The oldest skatepark in Santiago, Chile, Los Reyes, sits just outside the looming metropolis itself, an oasis for Chilean youths, but also the home turf of Chola and Football, a pair of street dogs. Day by day, the elderly and stately Football tosses whatever items she finds in the large bowls where the skaters ride with the more youthful Chola at their side. Sometimes they toss the items back to the dogs, sometimes the dogs are left to their own devices.

Days turn into weeks and months. Skating events pop up and fade away. Some skaters share food with the dogs, some roll joints and bemoan their home lives. There are arguments and jokes told; a pregnancy and birth; the tale of a mother's boyfriend hell-bent on ruining breakfast for a late-rousing teen. We learn bits and pieces of these young Chileans' lives through audio alone as Football and Chola stand watch in the foreground, barking at passers-by, bathing in the park sprinklers and lazing in the heat of the sun—kings of the skatepark and fixtures for sure.

Directors Iván Osnovikoff and Bettina Perut's Los Reyes certainly qualifies as interesting, or maybe unique (as trite as that sounds), but only to a point. Word is, the pair originally set out to make a documentary about the skateboarding youth who hang around Los Reyes. Concerns about being identified, however, leave said teens out-of-frame at all times, but we do hear snippets of their stories played against footage of Football and Chola's daily lives. There's a parable in there somewhere. Probably.

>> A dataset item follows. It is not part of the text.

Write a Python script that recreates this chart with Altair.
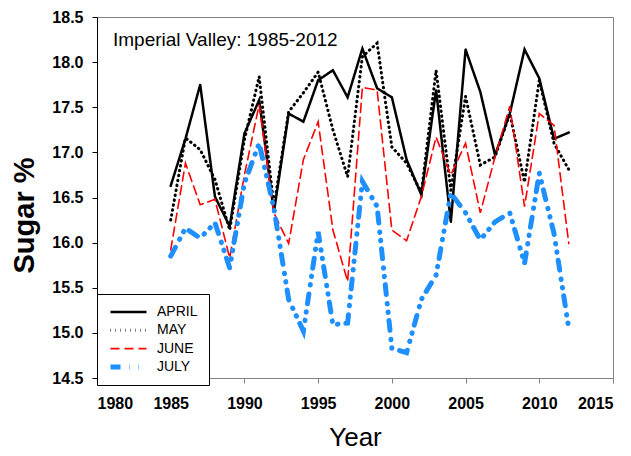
import altair as alt
import pandas as pd

years = list(range(1985, 2013))
series_names = ["APRIL", "MAY", "JUNE", "JULY"]
chart_title = "Imperial Valley: 1985-2012"

april = [16.63, 17.15, 17.75, 16.51, 16.18, 17.21, 17.58, 16.34, 17.43, 17.34,
         17.80, 17.91, 17.61, 18.15, 17.71, 17.61, 16.92, 16.53, 17.69, 16.23,
         18.14, 17.67, 16.97, 17.43, 18.14, 17.82, 17.15, 17.22]
may = [16.25, 17.16, 17.03, 16.70, 16.14, 17.14, 17.84, 16.40, 17.45, 17.66,
       17.89, 17.25, 16.73, 18.06, 18.21, 17.06, 16.88, 16.55, 17.91, 16.58,
       17.62, 16.86, 16.95, 17.43, 16.67, 17.80, 17.10, 16.81]
june = [15.92, 16.88, 16.42, 16.48, 15.83, 16.75, 17.53, 16.33, 15.99, 16.92,
        17.34, 16.14, 15.57, 17.72, 17.69, 16.14, 16.02, 16.51, 17.17, 16.75,
        17.10, 16.33, 16.95, 17.51, 16.40, 17.43, 17.30, 15.99]
july = [15.85, 16.16, 16.05, 16.22, 15.72, 16.66, 17.10, 16.38, 15.37, 15.02,
        16.12, 15.09, 15.11, 16.68, 16.40, 14.83, 14.78, 15.37, 15.64, 16.55,
        16.33, 16.03, 16.23, 16.33, 15.77, 16.77, 16.10, 15.05]

colors = ["#000000", "#000000", "#FF0000", "#1E8FFF"]
dashes = [[1, 0], [0.5, 4.5], [9, 5], [10, 9, 0.5, 8, 0.5, 8]]
widths = [2.5, 3, 1.6, 5]

rows = []
for name, vals in zip(series_names, [april, may, june, july]):
    for y, v in zip(years, vals):
        rows.append({"Year": y, "Sugar": v, "Month": name})
df = pd.DataFrame(rows)

FONT = "Liberation Sans"

legend = alt.Legend(
    title=None, orient="none", legendX=0, legendY=277,
    symbolType="stroke", symbolSize=1296, labelFontSize=14, labelFont=FONT,
    labelColor="black", labelOffset=8, padding=11, rowPadding=4.3, clipHeight=14,
    strokeColor="black", fillColor="white", symbolOffset=0,
)

lines = alt.Chart(df).mark_line(strokeCap="round", strokeJoin="miter").encode(
    x=alt.X("Year:Q", scale=alt.Scale(domain=[1980, 2015], nice=False, zero=False),
            axis=alt.Axis(values=list(range(1980, 2016, 5)), format="d", title="Year",
                          grid=False, domainColor="#808080", tickColor="#808080",
                          tickSize=5, labelFont=FONT, labelFontSize=16, labelFontWeight="bold",
                          labelColor="black", labelPadding=12,
                          titleFont=FONT, titleFontSize=26, titleFontWeight="normal",
                          titleColor="black", titleBaseline="alphabetic", titleY=67,
                          titleX=258)),
    y=alt.Y("Sugar:Q", scale=alt.Scale(domain=[14.5, 18.5], nice=False, zero=False),
            axis=alt.Axis(values=[14.5, 15.0, 15.5, 16.0, 16.5, 17.0, 17.5, 18.0, 18.5],
                          format=".1f", title="Sugar %", grid=False,
                          domainColor="black", tickColor="black", tickSize=5,
                          labelFont=FONT, labelFontSize=16, labelFontWeight="bold",
                          labelColor="black", labelPadding=9,
                          titleFont=FONT, titleFontSize=29, titleFontWeight="bold",
                          titleColor="black", titleBaseline="alphabetic",
                          titleX=-64, titleY=198, titleAlign="center")),
    color=alt.Color("Month:N", scale=alt.Scale(domain=series_names, range=colors),
                    sort=series_names, legend=legend),
    strokeDash=alt.StrokeDash("Month:N", scale=alt.Scale(domain=series_names, range=dashes),
                              sort=series_names, legend=legend),
    strokeWidth=alt.StrokeWidth("Month:N",
                                scale=alt.Scale(type="ordinal", domain=series_names, range=widths),
                                sort=series_names, legend=legend),
)

title_text = alt.Chart(pd.DataFrame({"t": [chart_title]})).mark_text(
    align="left", baseline="alphabetic", font=FONT, fontSize=19, color="black"
).encode(x=alt.value(16), y=alt.value(29), text="t:N")

chart = alt.layer(lines, title_text).properties(
    width=516, height=361,
    autosize=alt.AutoSizeParams(type="none"),
    padding={"left": 89, "top": 9, "right": 10, "bottom": 70},
).configure_view(stroke="#808080", strokeWidth=1)

chart.save("out.html", embed_options={"renderer": "svg", "actions": False})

It's a challenge to stay focused on the stories during the thousandth shot of a panting dog embattled by summer heat or the closeup of insects clinging to fur. There is surely something to be said about Football and Chola's freedom juxtaposed against the teens' perceived oppression, but we only get word-of-mouth accounts peppered in with talk both hubristic and naive. Never do we learn if their lives are actually bad or good or in-between. We assume it's the latter. Still, some kids think they'll escape their humdrum lives through skateboarding, others literally announce their invincibility. It's charming and silly and nostalgic in a way that eventually becomes borderline painful to hear.

Because maybe we do grow up too fast, and maybe we do let go of our youthful hubris before we're ready, and that's a shame. If a pair of street dogs can find the worthwhile in dropping a ball into a skatepark pool, maybe they are worth watching. If you're expecting any particular story, don't—but if you can glean meaning from simplicity, there's an odd sort of Zen comfort to Los Reyes. If nothing else, it's cute to see a dog try to bite the water spraying out of a sprinkler. Bless their hearts. (ADV)

6
+Oddly pleasant; dogs are objectively awesome 

-Not wildly accessible

Los Reyes
Directed by Osnovikoff and Perut
Center for Contemporary Arts, NR, 78 min.